### Goal of the exercise
Could you write out the records below exactly as they appear, leaving out any pictures?

(Source code of charts)
>> begin

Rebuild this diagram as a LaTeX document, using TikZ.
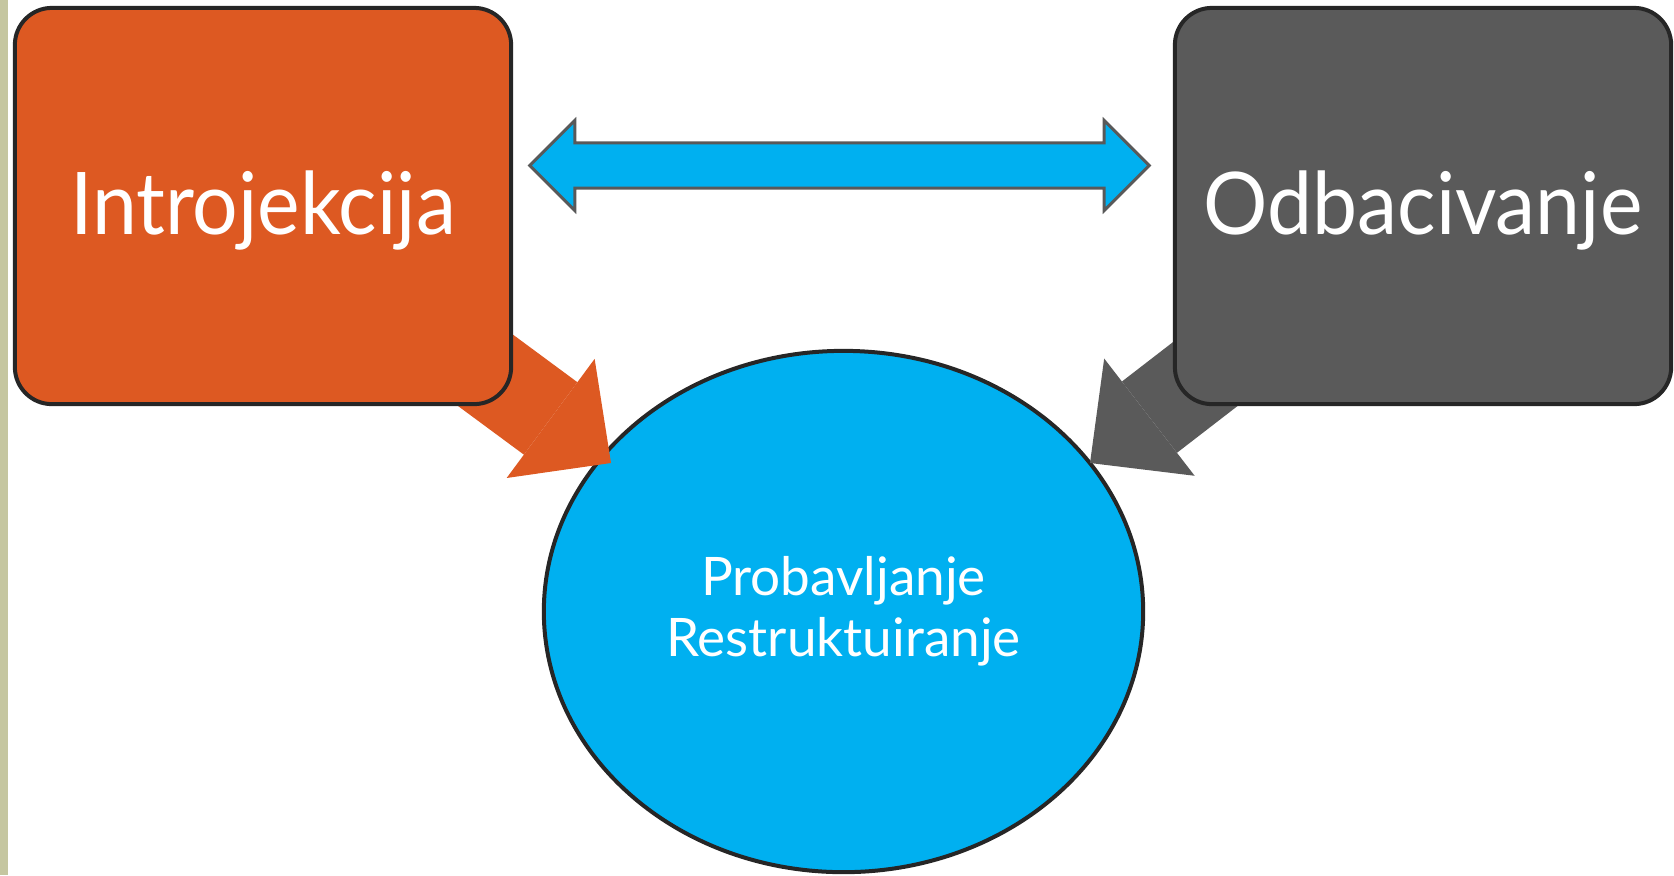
\documentclass[tikz,border=0pt]{standalone}
\usepackage{fontspec}
\setmainfont{Lato}
\newfontfamily\boxfont[FakeStretch=0.93]{Lato}
\usetikzlibrary{shapes.geometric, shapes.arrows, arrows.meta, positioning}

\definecolor{introorange}{RGB}{221,89,34}
\definecolor{odbgray}{RGB}{90,90,90}
\definecolor{probblue}{RGB}{0,176,240}
\definecolor{edgedark}{RGB}{38,38,38}
\definecolor{linkgray}{RGB}{89,89,89}
\definecolor{stripcol}{RGB}{197,198,160}

\tikzset{
	box/.style={draw=edgedark, line width=0.04cm, rounded corners=0.37cm,
		minimum width=4.96cm, minimum height=3.96cm, text=white,
		text height=20.5pt, text depth=4.5pt,
		font=\boxfont\fontsize{24.6}{30}\selectfont},
	blockarrow/.style={line width=0.9cm,
		-{Triangle[length=0.75cm, width=1.48cm, line width=0pt]}},
}

\begin{document}
\begin{tikzpicture}
	[x=0.01cm, y=-0.01cm]
   \useasboundingbox (0,0) rectangle (1674,875);
   \fill[stripcol] (0,0) rectangle (8,875);
   % circle in the middle
   \node[ellipse, draw=edgedark, line width=0.04cm, fill=probblue,
         minimum width=5.99cm, minimum height=5.21cm, text=white,
         align=center, font=\fontsize{15.1}{17.3}\selectfont]
         (prob) at (843.5,611.5) {Probavljanje\\Restruktuiranje};
   \coordinate (intro c) at (263,206);
   \coordinate (odb c)   at (1423,206);
   \coordinate (intro tip) at (611,463);
   \coordinate (odb tip)   at (1090,463);
   \draw[blockarrow, introorange] (intro c) -- (intro tip);
   \draw[blockarrow, odbgray] (odb c) -- (odb tip);
   \node[box, fill=introorange] (intro) at (intro c) {Introjekcija};
   \node[box, fill=odbgray]     (odb)   at (odb c)   {Odbacivanje};
   \node[double arrow, draw=linkgray, line width=0.03cm, fill=probblue,
         inner xsep=0pt, inner ysep=0.21cm, minimum height=6.19cm,
         minimum width=0.87cm, double arrow head extend=0.225cm,
         double arrow tip angle=90]
         (link) at (839.5,165.5) {};
\end{tikzpicture}
\end{document}
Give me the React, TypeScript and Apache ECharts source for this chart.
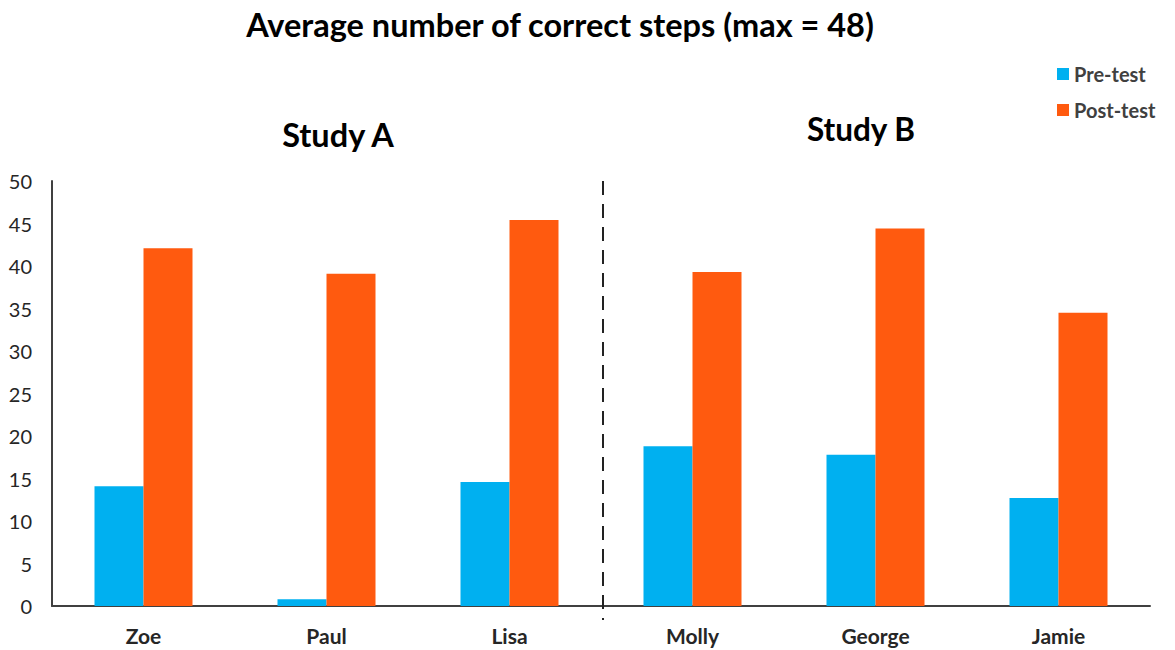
import React, { useEffect, useRef } from "react";
import * as echarts from "echarts";

const categories = ["Zoe", "Paul", "Lisa", "Molly", "George", "Jamie"];
const preTest = [14.1, 0.8, 14.6, 18.8, 17.8, 12.7];
const postTest = [42.1, 39.1, 45.4, 39.3, 44.4, 34.5];
const yTicks = { min: 0, max: 50, interval: 5 };

const FONT = "Lato, 'Open Sans', sans-serif";
const TEXT = "#262626";

export default function App() {
  const ref = useRef<HTMLDivElement>(null);
  useEffect(() => {
    if (!ref.current) return;
    const chart = echarts.init(ref.current, null, { renderer: "svg" });
    chart.setOption({
      animation: false,
      backgroundColor: "#ffffff",
      title: [
        {
          text: "Average number of correct steps (max = 48)",
          left: 555,
          top: 3,
          textAlign: "center",
          textStyle: { fontFamily: FONT, fontWeight: "bold", fontSize: 32.5, color: "#000" },
        },
        {
          text: "Study A",
          left: 333,
          top: 113,
          textAlign: "center",
          textStyle: { fontFamily: FONT, fontWeight: "bold", fontSize: 32.5, color: "#000" },
        },
        {
          text: "Study B",
          left: 856,
          top: 108,
          textAlign: "center",
          textStyle: { fontFamily: FONT, fontWeight: "bold", fontSize: 31.5, color: "#000" },
        },
      ],
      legend: {
        orient: "vertical",
        left: 1052,
        top: 59,
        itemWidth: 12,
        itemHeight: 12,
        itemGap: 16,
        icon: "rect",
        textStyle: { fontFamily: FONT, fontWeight: "bold", fontSize: 20, color: "#404040" },
        data: ["Pre-test", "Post-test"],
      },
      grid: { left: 52, right: 25, top: 181, bottom: 44, containLabel: false },
      xAxis: {
        type: "category",
        data: categories,
        axisLine: { lineStyle: { color: "#404040", width: 2 } },
        axisTick: { show: false },
        axisLabel: { fontFamily: FONT, fontWeight: "bold", fontSize: 21, color: TEXT, margin: 19 },
      },
      yAxis: {
        type: "value",
        min: yTicks.min,
        max: yTicks.max,
        interval: yTicks.interval,
        axisLine: { show: true, lineStyle: { color: "#404040", width: 2 } },
        axisTick: { show: false },
        splitLine: { show: false },
        axisLabel: { fontFamily: FONT, fontSize: 20, color: TEXT, margin: 20 },
      },
      series: [
        {
          name: "Pre-test",
          type: "bar",
          data: preTest,
          barWidth: 49,
          barGap: "0%",
          itemStyle: { color: "#00B0F0" },
        },
        {
          name: "Post-test",
          type: "bar",
          data: postTest,
          barWidth: 49,
          barGap: "0%",
          itemStyle: { color: "#FF5A0F" },
        },
      ],
    });
    const a = chart.convertToPixel({ gridIndex: 0 }, [2, 50]) as number[];
    const b = chart.convertToPixel({ gridIndex: 0 }, [3, 0]) as number[];
    const xMid = (a[0] + b[0]) / 2 + 2;
    chart.setOption({
      graphic: [
        {
          type: "line",
          shape: { x1: xMid, y1: a[1], x2: xMid, y2: b[1] + 14 },
          style: { stroke: "#222", lineWidth: 2, lineDash: [14, 9] },
          z: 10,
        },
      ],
    });
    return () => chart.dispose();
  }, []);
  return <div ref={ref} style={{ width: 1175, height: 650, position: "absolute", left: 0, top: 0 }} />;
}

>> end

### Response to this exercise
Rebuild this diagram as a LaTeX document, using TikZ.
\documentclass[tikz,border=0pt]{standalone}
\usepackage{fontspec}
\setmainfont{Lato}
\newfontfamily\boxfont[FakeStretch=0.93]{Lato}
\usetikzlibrary{shapes.geometric, shapes.arrows, arrows.meta, positioning}

\definecolor{introorange}{RGB}{221,89,34}
\definecolor{odbgray}{RGB}{90,90,90}
\definecolor{probblue}{RGB}{0,176,240}
\definecolor{edgedark}{RGB}{38,38,38}
\definecolor{linkgray}{RGB}{89,89,89}
\definecolor{stripcol}{RGB}{197,198,160}

\tikzset{
	box/.style={draw=edgedark, line width=0.04cm, rounded corners=0.37cm,
		minimum width=4.96cm, minimum height=3.96cm, text=white,
		text height=20.5pt, text depth=4.5pt,
		font=\boxfont\fontsize{24.6}{30}\selectfont},
	blockarrow/.style={line width=0.9cm,
		-{Triangle[length=0.75cm, width=1.48cm, line width=0pt]}},
}

\begin{document}
\begin{tikzpicture}
	[x=0.01cm, y=-0.01cm]
   \useasboundingbox (0,0) rectangle (1674,875);
   \fill[stripcol] (0,0) rectangle (8,875);
   % circle in the middle
   \node[ellipse, draw=edgedark, line width=0.04cm, fill=probblue,
         minimum width=5.99cm, minimum height=5.21cm, text=white,
         align=center, font=\fontsize{15.1}{17.3}\selectfont]
         (prob) at (843.5,611.5) {Probavljanje\\Restruktuiranje};
   \coordinate (intro c) at (263,206);
   \coordinate (odb c)   at (1423,206);
   \coordinate (intro tip) at (611,463);
   \coordinate (odb tip)   at (1090,463);
   \draw[blockarrow, introorange] (intro c) -- (intro tip);
   \draw[blockarrow, odbgray] (odb c) -- (odb tip);
   \node[box, fill=introorange] (intro) at (intro c) {Introjekcija};
   \node[box, fill=odbgray]     (odb)   at (odb c)   {Odbacivanje};
   \node[double arrow, draw=linkgray, line width=0.03cm, fill=probblue,
         inner xsep=0pt, inner ysep=0.21cm, minimum height=6.19cm,
         minimum width=0.87cm, double arrow head extend=0.225cm,
         double arrow tip angle=90]
         (link) at (839.5,165.5) {};
\end{tikzpicture}
\end{document}
Give me the React, TypeScript and Apache ECharts source for this chart.
import React, { useEffect, useRef } from "react";
import * as echarts from "echarts";

const categories = ["Zoe", "Paul", "Lisa", "Molly", "George", "Jamie"];
const preTest = [14.1, 0.8, 14.6, 18.8, 17.8, 12.7];
const postTest = [42.1, 39.1, 45.4, 39.3, 44.4, 34.5];
const yTicks = { min: 0, max: 50, interval: 5 };

const FONT = "Lato, 'Open Sans', sans-serif";
const TEXT = "#262626";

export default function App() {
  const ref = useRef<HTMLDivElement>(null);
  useEffect(() => {
    if (!ref.current) return;
    const chart = echarts.init(ref.current, null, { renderer: "svg" });
    chart.setOption({
      animation: false,
      backgroundColor: "#ffffff",
      title: [
        {
          text: "Average number of correct steps (max = 48)",
          left: 555,
          top: 3,
          textAlign: "center",
          textStyle: { fontFamily: FONT, fontWeight: "bold", fontSize: 32.5, color: "#000" },
        },
        {
          text: "Study A",
          left: 333,
          top: 113,
          textAlign: "center",
          textStyle: { fontFamily: FONT, fontWeight: "bold", fontSize: 32.5, color: "#000" },
        },
        {
          text: "Study B",
          left: 856,
          top: 108,
          textAlign: "center",
          textStyle: { fontFamily: FONT, fontWeight: "bold", fontSize: 31.5, color: "#000" },
        },
      ],
      legend: {
        orient: "vertical",
        left: 1052,
        top: 59,
        itemWidth: 12,
        itemHeight: 12,
        itemGap: 16,
        icon: "rect",
        textStyle: { fontFamily: FONT, fontWeight: "bold", fontSize: 20, color: "#404040" },
        data: ["Pre-test", "Post-test"],
      },
      grid: { left: 52, right: 25, top: 181, bottom: 44, containLabel: false },
      xAxis: {
        type: "category",
        data: categories,
        axisLine: { lineStyle: { color: "#404040", width: 2 } },
        axisTick: { show: false },
        axisLabel: { fontFamily: FONT, fontWeight: "bold", fontSize: 21, color: TEXT, margin: 19 },
      },
      yAxis: {
        type: "value",
        min: yTicks.min,
        max: yTicks.max,
        interval: yTicks.interval,
        axisLine: { show: true, lineStyle: { color: "#404040", width: 2 } },
        axisTick: { show: false },
        splitLine: { show: false },
        axisLabel: { fontFamily: FONT, fontSize: 20, color: TEXT, margin: 20 },
      },
      series: [
        {
          name: "Pre-test",
          type: "bar",
          data: preTest,
          barWidth: 49,
          barGap: "0%",
          itemStyle: { color: "#00B0F0" },
        },
        {
          name: "Post-test",
          type: "bar",
          data: postTest,
          barWidth: 49,
          barGap: "0%",
          itemStyle: { color: "#FF5A0F" },
        },
      ],
    });
    const a = chart.convertToPixel({ gridIndex: 0 }, [2, 50]) as number[];
    const b = chart.convertToPixel({ gridIndex: 0 }, [3, 0]) as number[];
    const xMid = (a[0] + b[0]) / 2 + 2;
    chart.setOption({
      graphic: [
        {
          type: "line",
          shape: { x1: xMid, y1: a[1], x2: xMid, y2: b[1] + 14 },
          style: { stroke: "#222", lineWidth: 2, lineDash: [14, 9] },
          z: 10,
        },
      ],
    });
    return () => chart.dispose();
  }, []);
  return <div ref={ref} style={{ width: 1175, height: 650, position: "absolute", left: 0, top: 0 }} />;
}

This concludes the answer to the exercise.